§ Work to be completed
Locate every line in the material below that has the word "document". Copy each of those lines.

§ Input
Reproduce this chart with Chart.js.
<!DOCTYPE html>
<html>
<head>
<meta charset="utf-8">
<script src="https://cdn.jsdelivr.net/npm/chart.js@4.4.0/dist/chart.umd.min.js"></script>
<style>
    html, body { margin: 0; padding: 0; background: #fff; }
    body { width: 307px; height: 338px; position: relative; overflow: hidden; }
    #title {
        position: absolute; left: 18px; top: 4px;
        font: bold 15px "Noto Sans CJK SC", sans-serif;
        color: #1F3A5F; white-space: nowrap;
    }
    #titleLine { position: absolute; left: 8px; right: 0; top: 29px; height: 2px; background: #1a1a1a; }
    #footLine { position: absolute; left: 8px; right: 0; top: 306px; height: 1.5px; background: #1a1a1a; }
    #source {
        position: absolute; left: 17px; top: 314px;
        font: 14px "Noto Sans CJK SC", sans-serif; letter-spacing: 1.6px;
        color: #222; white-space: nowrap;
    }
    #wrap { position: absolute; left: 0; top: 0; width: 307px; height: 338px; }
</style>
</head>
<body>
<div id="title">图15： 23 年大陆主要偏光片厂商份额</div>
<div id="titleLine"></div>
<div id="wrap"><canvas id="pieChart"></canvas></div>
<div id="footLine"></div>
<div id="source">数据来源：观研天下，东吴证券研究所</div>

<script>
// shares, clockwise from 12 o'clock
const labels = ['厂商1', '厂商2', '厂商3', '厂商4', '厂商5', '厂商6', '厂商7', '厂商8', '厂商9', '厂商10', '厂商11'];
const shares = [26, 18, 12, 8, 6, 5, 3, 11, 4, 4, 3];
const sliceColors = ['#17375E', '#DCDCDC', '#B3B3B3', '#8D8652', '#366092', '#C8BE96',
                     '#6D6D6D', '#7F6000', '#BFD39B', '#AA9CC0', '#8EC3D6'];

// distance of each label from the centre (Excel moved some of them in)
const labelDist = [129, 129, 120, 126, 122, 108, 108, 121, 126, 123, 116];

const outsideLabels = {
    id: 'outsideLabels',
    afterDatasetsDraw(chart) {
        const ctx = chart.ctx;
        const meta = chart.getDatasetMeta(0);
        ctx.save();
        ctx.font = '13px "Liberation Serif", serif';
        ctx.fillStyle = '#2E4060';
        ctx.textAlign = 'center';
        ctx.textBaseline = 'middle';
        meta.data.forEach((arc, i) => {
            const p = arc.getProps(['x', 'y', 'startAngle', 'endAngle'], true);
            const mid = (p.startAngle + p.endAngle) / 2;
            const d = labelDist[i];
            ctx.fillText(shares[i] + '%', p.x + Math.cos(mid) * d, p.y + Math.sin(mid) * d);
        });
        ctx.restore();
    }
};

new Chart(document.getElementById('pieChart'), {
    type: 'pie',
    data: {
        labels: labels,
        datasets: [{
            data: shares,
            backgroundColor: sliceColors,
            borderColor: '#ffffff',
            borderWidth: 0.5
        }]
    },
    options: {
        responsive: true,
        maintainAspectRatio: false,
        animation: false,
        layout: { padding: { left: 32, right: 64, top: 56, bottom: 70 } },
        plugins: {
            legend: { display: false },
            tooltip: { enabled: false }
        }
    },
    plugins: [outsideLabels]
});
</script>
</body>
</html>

==

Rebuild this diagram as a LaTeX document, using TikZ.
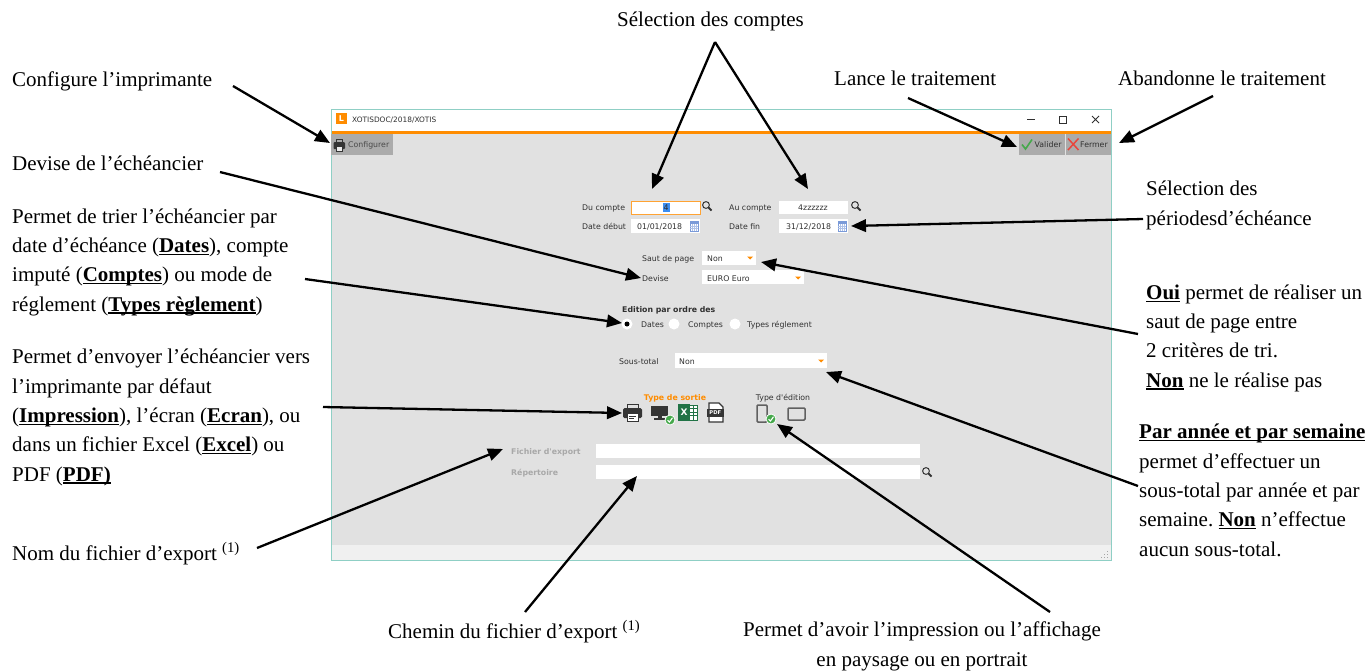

§ Response to this exercise
new Chart(document.getElementById('pieChart'), {
Rebuild this diagram as a LaTeX document, using TikZ.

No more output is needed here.